The second case involves Douglas Hake, a former home remodeler who was also diagnosed with malignant mesothelioma, a cancer of the lining of the lungs that is usually attributed to asbestos exposure.
Hake, who will turn 66 on Wednesday, is not expected to live much longer, Shein said.
“It will not be a happy birthday for Doug Hake,” Shein said.
Hake’s wife, Kathleen, was in court Monday. She dabbed her eyes with a tissue when Shein talked about her husband.
“They have nothing good to look forward to as far as Doug and his mesothelioma,” Shein told the jury.
The third case being tried concurrently is that of Charles Teller, a Lansdale, Pa. resident diagnosed with malignant mesothelioma in April 2009. According to court documents, Teller for years worked around asbestos products in various capacities.
A look at the lawsuit, filed in September 2009, shows that Teller worked at an industrial products manufacturing company in Fort Washington, Pa., a plumbing and heating company in Philadelphia, as a carpenter and as a general contractor. He worked other jobs as well.
Teller’s complaint alleges that his lung cancer diagnosis can be attributed to his work history.
“Asbestos is poison,” Shein said. “Most of these companies never put a warning on their product. They never made sure that the warning got to the end user.”

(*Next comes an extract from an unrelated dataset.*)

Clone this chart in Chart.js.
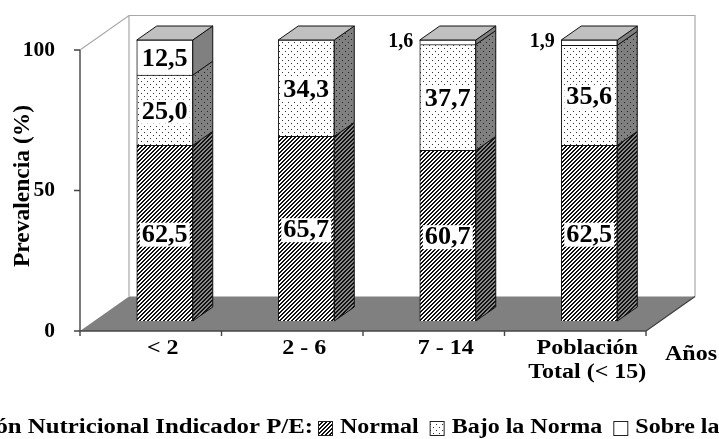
<!DOCTYPE html>
<html><head><meta charset="utf-8">
<style>html,body{margin:0;padding:0;background:#fff;overflow:hidden}#w{position:relative;width:719px;height:439px}canvas{display:block;filter:blur(0.45px)}</style>
<script src="https://cdn.jsdelivr.net/npm/chart.js@4"></script>
</head><body><div id="w"><canvas id="c" width="719" height="439"></canvas></div>
<script>
const categories = [['< 2'], ['2 - 6'], ['7 - 14'], ['Población', 'Total (< 15)']];
const normal = [62.5, 65.7, 60.7, 62.5];
const bajo = [25.0, 34.3, 37.7, 35.6];
const sobre = [12.5, 0, 1.6, 1.9];
const yTicks = [0, 50, 100];
const seriesNames = ['Normal', 'Bajo la Norma', 'Sobre la Norma'];
const legendTitle = 'Situación Nutricional Indicador P/E:';
const yTitle = 'Prevalencia (%)';
const xCaption = 'Años';
const FONT = '"Liberation Serif"';
const fmt = v => v.toFixed(1).replace('.', ',');

function tile(size, bg, draw) {
  const t = document.createElement('canvas'); t.width = t.height = size;
  const g = t.getContext('2d'); g.fillStyle = bg; g.fillRect(0, 0, size, size); draw(g);
  return g.canvas;
}
const ctx0 = document.getElementById('c').getContext('2d');
function hatch(bg, fg) {
  return ctx0.createPattern(tile(4, bg, g => {
    g.fillStyle = fg;
    for (let i = 0; i < 4; i++) { g.fillRect(i, 3 - i, 1, 1); g.fillRect((i + 1) % 4, 3 - i, 1, 1); }
  }), 'repeat');
}
function dots(bg, fg) {
  return ctx0.createPattern(tile(6, bg, g => { g.fillStyle = fg; g.fillRect(1, 1, 1, 1); g.fillRect(4, 4, 1, 1); }), 'repeat');
}
const fronts = [hatch('#fff', '#111'), dots('#fff', '#333'), '#ffffff'];
const sides = [hatch('#888', '#111'), dots('#808080', '#222'), '#808080'];

const BAR_DX = 14, BAR_DY = -10, BAR_DEPTH_X = 20, BAR_DEPTH_Y = -14;
const WALL_DX = 49, WALL_DY = -34.5, STRETCH = 1.2;

function wideText(ctx, s, x, y, size, align, k) {
  ctx.save(); ctx.font = 'bold ' + size + 'px ' + FONT; ctx.fillStyle = '#000';
  ctx.textBaseline = 'middle'; ctx.textAlign = align || 'center';
  ctx.translate(x, y); ctx.scale(k || STRETCH, 1); ctx.fillText(s, 0, 0); ctx.restore();
}

const scene = {
  id: 'scene',
  beforeDatasetsDraw(chart) {
    const { ctx, chartArea: a, scales: { y } } = chart;
    const L = a.left, R = a.right, T = y.getPixelForValue(100), B = y.getPixelForValue(0);
    ctx.save();
    ctx.fillStyle = '#808080';
    ctx.beginPath(); ctx.moveTo(L, B); ctx.lineTo(R, B); ctx.lineTo(R + WALL_DX, B + WALL_DY); ctx.lineTo(L + WALL_DX, B + WALL_DY); ctx.closePath(); ctx.fill();
    ctx.strokeStyle = '#a8a8a8'; ctx.lineWidth = 1.2;
    ctx.beginPath();
    ctx.moveTo(L, T); ctx.lineTo(L + WALL_DX, T + WALL_DY); ctx.lineTo(R + WALL_DX, T + WALL_DY); ctx.lineTo(R + WALL_DX, B + WALL_DY);
    ctx.moveTo(L + WALL_DX, T + WALL_DY); ctx.lineTo(L + WALL_DX, B + WALL_DY);
    ctx.stroke();
    ctx.strokeStyle = '#404040'; ctx.lineWidth = 1.3;
    ctx.beginPath(); ctx.moveTo(R, B); ctx.lineTo(R + WALL_DX, B + WALL_DY); ctx.stroke();
    ctx.restore();
    const metas = chart.data.datasets.map((d, i) => chart.getDatasetMeta(i));
    ctx.save(); ctx.translate(BAR_DX, BAR_DY);
    metas.forEach((m, di) => m.data.forEach(el => {
      const h = Math.abs(el.base - el.y); if (h < 0.01) return;
      const r = el.x + el.width / 2;
      ctx.beginPath(); ctx.moveTo(r, el.base); ctx.lineTo(r + BAR_DEPTH_X, el.base + BAR_DEPTH_Y); ctx.lineTo(r + BAR_DEPTH_X, el.y + BAR_DEPTH_Y); ctx.lineTo(r, el.y); ctx.closePath();
      ctx.fillStyle = sides[di]; ctx.fill();
      ctx.strokeStyle = '#111'; ctx.lineWidth = 1; ctx.stroke();
    }));
    metas[0].data.forEach((_, k) => {
      const el = metas.map(m => m.data[k]).reduce((p, c) => c.y < p.y ? c : p);
      const l = el.x - el.width / 2, r = el.x + el.width / 2;
      ctx.beginPath(); ctx.moveTo(l, el.y); ctx.lineTo(r, el.y); ctx.lineTo(r + BAR_DEPTH_X, el.y + BAR_DEPTH_Y); ctx.lineTo(l + BAR_DEPTH_X, el.y + BAR_DEPTH_Y); ctx.closePath();
      ctx.fillStyle = '#c0c0c0'; ctx.fill(); ctx.strokeStyle = '#111'; ctx.lineWidth = 1; ctx.stroke();
    });
    ctx.restore();
    ctx.save(); ctx.translate(BAR_DX, BAR_DY);
  },
  afterDatasetsDraw(chart) {
    const { ctx, chartArea: a, scales: { x, y } } = chart;
    const metas = chart.data.datasets.map((d, i) => chart.getDatasetMeta(i));
    ctx.font = 'bold 25px ' + FONT; ctx.textAlign = 'center'; ctx.textBaseline = 'middle';
    metas.forEach((m, di) => m.data.forEach((el, k) => {
      const v = chart.data.datasets[di].data[k]; if (!v) return;
      const cy = (el.y + el.base) / 2;
      if (v < 5) {
        ctx.save(); ctx.font = 'bold 20px ' + FONT; ctx.fillStyle = '#000';
        ctx.fillText(fmt(v), el.x - el.width / 2 - 19, el.y + 2); ctx.restore();
        return;
      }
      const s = fmt(v), w = ctx.measureText(s).width * 1.05;
      if (di !== 2) { ctx.fillStyle = '#fff'; ctx.fillRect(el.x - w / 2 - 2, cy - 10.5, w + 4, 24); }
      wideText(ctx, s, el.x, cy + 2, 25, 'center', 1.05);
    }));
    ctx.restore();
    const T = y.getPixelForValue(100), B = y.getPixelForValue(0);
    ctx.save(); ctx.strokeStyle = '#444'; ctx.lineWidth = 1.4; ctx.beginPath();
    ctx.moveTo(a.left, T); ctx.lineTo(a.left, B + 5); ctx.moveTo(a.left - 6, B); ctx.lineTo(a.right, B);
    yTicks.forEach(t => { const p = y.getPixelForValue(t); ctx.moveTo(a.left - 6, p); ctx.lineTo(a.left, p); });
    for (let i = 0; i <= categories.length; i++) { const p = a.left + (a.right - a.left) * i / categories.length; ctx.moveTo(p, B); ctx.lineTo(p, B + 5); }
    ctx.stroke(); ctx.restore();
    categories.forEach((lines, i) => lines.forEach((s, j) => {
      wideText(ctx, s, x.getPixelForValue(i) + 12, B + 18 + j * 24, 20, 'center');
    }));
    wideText(ctx, xCaption, a.right + 19, B + 24, 20, 'left');
    ctx.save(); ctx.translate(23, 186); ctx.rotate(-Math.PI / 2);
    ctx.font = 'bold 23.5px ' + FONT; ctx.fillStyle = '#000'; ctx.textAlign = 'center'; ctx.textBaseline = 'middle';
    ctx.fillText(yTitle, 0, 0); ctx.restore();
    const ly = 428;
    wideText(ctx, legendTitle, 313, ly, 20, 'right', 1.24);
    let px = 318;
    ctx.font = 'bold 20px ' + FONT;
    seriesNames.forEach((n, i) => {
      ctx.save();
      ctx.fillStyle = fronts[i]; ctx.fillRect(px, ly - 7, 14, 14);
      ctx.strokeStyle = '#222'; ctx.lineWidth = 1; ctx.strokeRect(px + .5, ly - 6.5, 14, 14);
      ctx.restore();
      px += 22;
      wideText(ctx, n, px, ly, 20, 'left');
      ctx.font = 'bold 20px ' + FONT;
      px += ctx.measureText(n).width * STRETCH + 11;
    });
  }
};

new Chart(document.getElementById('c'), {
  type: 'bar',
  data: {
    labels: categories,
    datasets: [
      { label: seriesNames[0], data: normal, backgroundColor: fronts[0], borderColor: '#111', borderWidth: 1 },
      { label: seriesNames[1], data: bajo, backgroundColor: fronts[1], borderColor: '#111', borderWidth: 1 },
      { label: seriesNames[2], data: sobre, backgroundColor: fronts[2], borderColor: '#111', borderWidth: 1 }
    ]
  },
  options: {
    responsive: false, animation: false,
    layout: { padding: { left: 0, right: 73, top: 50, bottom: 100 } },
    datasets: { bar: { barThickness: 56 } },
    plugins: { legend: { display: false }, tooltip: { enabled: false } },
    scales: {
      x: { stacked: true, grid: { display: false }, border: { display: false }, ticks: { display: false } },
      y: { stacked: true, min: 0, max: 100, afterFit(s) { s.width = 80; }, afterBuildTicks(s) { s.ticks = yTicks.map(v => ({ value: v })); },
        grid: { display: false }, border: { display: false },
        ticks: { color: '#000', padding: 17, font: { family: FONT, weight: 'bold', size: 21.5 } } }
    }
  },
  plugins: [scene]
});
</script></body></html>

During their own opening arguments, the team of defense lawyers representing a handful of clients who engaged in the manufacture, sale or distribution of asbestos or asbestos-related products took issue with Shein’s statements for various reasons.

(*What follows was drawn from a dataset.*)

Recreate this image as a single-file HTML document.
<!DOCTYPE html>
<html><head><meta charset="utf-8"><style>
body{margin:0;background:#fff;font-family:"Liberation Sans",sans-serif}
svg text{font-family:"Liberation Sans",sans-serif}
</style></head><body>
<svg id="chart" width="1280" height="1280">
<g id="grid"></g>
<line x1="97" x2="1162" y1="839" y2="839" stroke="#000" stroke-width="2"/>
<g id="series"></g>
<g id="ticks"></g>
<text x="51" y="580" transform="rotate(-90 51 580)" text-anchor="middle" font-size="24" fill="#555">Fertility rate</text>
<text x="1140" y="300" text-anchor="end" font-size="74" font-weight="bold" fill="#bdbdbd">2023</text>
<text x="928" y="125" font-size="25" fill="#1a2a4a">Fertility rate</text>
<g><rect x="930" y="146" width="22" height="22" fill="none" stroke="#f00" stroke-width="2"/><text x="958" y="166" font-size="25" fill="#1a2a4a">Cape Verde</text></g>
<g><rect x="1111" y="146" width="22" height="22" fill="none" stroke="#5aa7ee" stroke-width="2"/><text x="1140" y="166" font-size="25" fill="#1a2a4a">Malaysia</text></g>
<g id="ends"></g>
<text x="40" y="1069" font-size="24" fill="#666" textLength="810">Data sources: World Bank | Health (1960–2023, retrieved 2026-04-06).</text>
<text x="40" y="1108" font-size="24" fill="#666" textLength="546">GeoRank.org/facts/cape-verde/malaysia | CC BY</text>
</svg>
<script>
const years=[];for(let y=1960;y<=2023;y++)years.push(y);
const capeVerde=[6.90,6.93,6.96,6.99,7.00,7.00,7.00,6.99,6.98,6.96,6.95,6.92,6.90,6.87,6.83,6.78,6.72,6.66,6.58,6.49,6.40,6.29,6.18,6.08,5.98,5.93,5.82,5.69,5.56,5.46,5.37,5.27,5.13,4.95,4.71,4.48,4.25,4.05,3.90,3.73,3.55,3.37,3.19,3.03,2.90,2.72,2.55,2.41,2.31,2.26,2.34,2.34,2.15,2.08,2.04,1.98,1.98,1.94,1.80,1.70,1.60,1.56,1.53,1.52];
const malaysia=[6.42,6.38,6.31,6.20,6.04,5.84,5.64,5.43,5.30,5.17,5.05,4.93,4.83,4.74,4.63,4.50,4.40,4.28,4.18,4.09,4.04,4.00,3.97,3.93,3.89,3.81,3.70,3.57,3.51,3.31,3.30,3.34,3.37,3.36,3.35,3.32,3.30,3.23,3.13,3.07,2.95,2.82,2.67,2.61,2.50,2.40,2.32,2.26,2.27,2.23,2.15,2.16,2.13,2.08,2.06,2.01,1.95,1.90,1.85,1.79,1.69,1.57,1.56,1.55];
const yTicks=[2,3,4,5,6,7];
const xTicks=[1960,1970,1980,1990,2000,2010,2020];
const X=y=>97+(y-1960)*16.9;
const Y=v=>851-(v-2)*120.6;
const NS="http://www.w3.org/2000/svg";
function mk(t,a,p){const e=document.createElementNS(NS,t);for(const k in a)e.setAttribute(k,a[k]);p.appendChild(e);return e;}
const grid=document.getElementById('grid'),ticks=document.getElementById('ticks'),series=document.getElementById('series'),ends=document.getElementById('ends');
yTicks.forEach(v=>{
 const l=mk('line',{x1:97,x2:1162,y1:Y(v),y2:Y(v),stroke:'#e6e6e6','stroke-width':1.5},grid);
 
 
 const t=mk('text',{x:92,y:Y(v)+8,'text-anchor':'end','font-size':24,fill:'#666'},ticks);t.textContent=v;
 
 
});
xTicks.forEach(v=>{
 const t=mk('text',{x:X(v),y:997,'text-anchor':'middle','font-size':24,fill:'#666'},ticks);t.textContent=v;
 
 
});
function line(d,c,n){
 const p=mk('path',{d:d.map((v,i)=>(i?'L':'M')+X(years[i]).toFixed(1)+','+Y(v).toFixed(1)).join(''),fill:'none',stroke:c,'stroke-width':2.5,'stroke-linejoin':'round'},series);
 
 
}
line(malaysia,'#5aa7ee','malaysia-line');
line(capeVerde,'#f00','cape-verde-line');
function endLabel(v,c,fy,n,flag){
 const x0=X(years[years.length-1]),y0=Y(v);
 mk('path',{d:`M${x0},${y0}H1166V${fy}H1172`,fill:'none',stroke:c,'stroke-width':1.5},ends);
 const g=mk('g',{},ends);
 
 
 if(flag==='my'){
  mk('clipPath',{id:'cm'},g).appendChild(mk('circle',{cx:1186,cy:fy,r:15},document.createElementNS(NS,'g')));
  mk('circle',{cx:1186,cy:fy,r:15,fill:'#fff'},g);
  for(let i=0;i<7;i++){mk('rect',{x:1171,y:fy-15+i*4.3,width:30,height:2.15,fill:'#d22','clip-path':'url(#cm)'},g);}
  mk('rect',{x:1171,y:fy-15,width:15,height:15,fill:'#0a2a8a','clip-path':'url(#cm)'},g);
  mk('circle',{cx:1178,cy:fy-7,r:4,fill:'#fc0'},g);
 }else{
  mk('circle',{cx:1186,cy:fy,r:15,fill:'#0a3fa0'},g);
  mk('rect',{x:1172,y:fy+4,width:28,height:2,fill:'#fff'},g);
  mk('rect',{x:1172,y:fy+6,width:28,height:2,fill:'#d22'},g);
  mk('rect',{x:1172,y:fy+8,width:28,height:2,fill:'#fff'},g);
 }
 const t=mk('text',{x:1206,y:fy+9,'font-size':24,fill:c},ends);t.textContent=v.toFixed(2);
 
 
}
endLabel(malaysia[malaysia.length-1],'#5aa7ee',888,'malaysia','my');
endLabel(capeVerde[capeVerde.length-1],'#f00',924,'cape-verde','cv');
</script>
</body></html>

Attorney Michael Terry, who represents defendant Union Carbide Corp., said Shein is wrong to insinuate that the placement of warning labels, or lack thereof, was the fault of the companies dealing in asbestos.
Terry said the federal government ordered companies to put warning labels on asbestos packaging in 1972, but opted to leave out the word “cancer.” For Shein to criticize companies like Union Carbide, Terry said, is wrong; it’s government regulators who Shein should direct his anger toward, he said.
“There’s more to this case than just what the lawyers tell you,” Terry told the jury.
Terry, who stressed he’s only involved with the Hake case, said Union Carbide contends it is not to blame for Hake’s cancer.
Similarly, attorney Matt Greenberg, who represents defendant Pneumo Abex Corp., and is only involved in the Adamkovic case, told the jury that “no exposure to Abex material caused Mrs. Adamkovic’s condition,” since the company produces brake linings, which, he contends, “does not cause mesothelioma.”
The defense attorney stressed that mesothelioma is a very rare cancer in general, even rarer in women, and the fact that Mary Anne Adamkovic is alleged to have contracted the disease due to washing her husband’s clothes is highly unlikely.
He said he can relate to the family’s plight, and feels bad for the survivors, noting it’s “unfortunate and unfair” what happened to Mary Anne Adamkovic, but he also said it’s unfortunate and unfair to blame someone who had nothing to do with the diagnosis.
The remaining two defendants are Tremco, a commercial sealant company, and DAP Inc., which markets products for contractors such as caulks, sealants and adhesives. Those two are being represented by attorney Kevin Hexstall, of the firm Marshall, Dennehey, Warner, Coleman & Goggin.
During the trial, a handful of doctors are expected to testify, as are family members of the plaintiff’s. Anthony Adamkovic, Mary Anne’s widower, is also expected to testify, plaintiff’s attorney Shein said.
The trial is expected to continue Tuesday.
Asbestos cases in Pennsylvania are tried using what is known as reverse bifurcation, meaning damages will be addressed first, and liability will be determined second.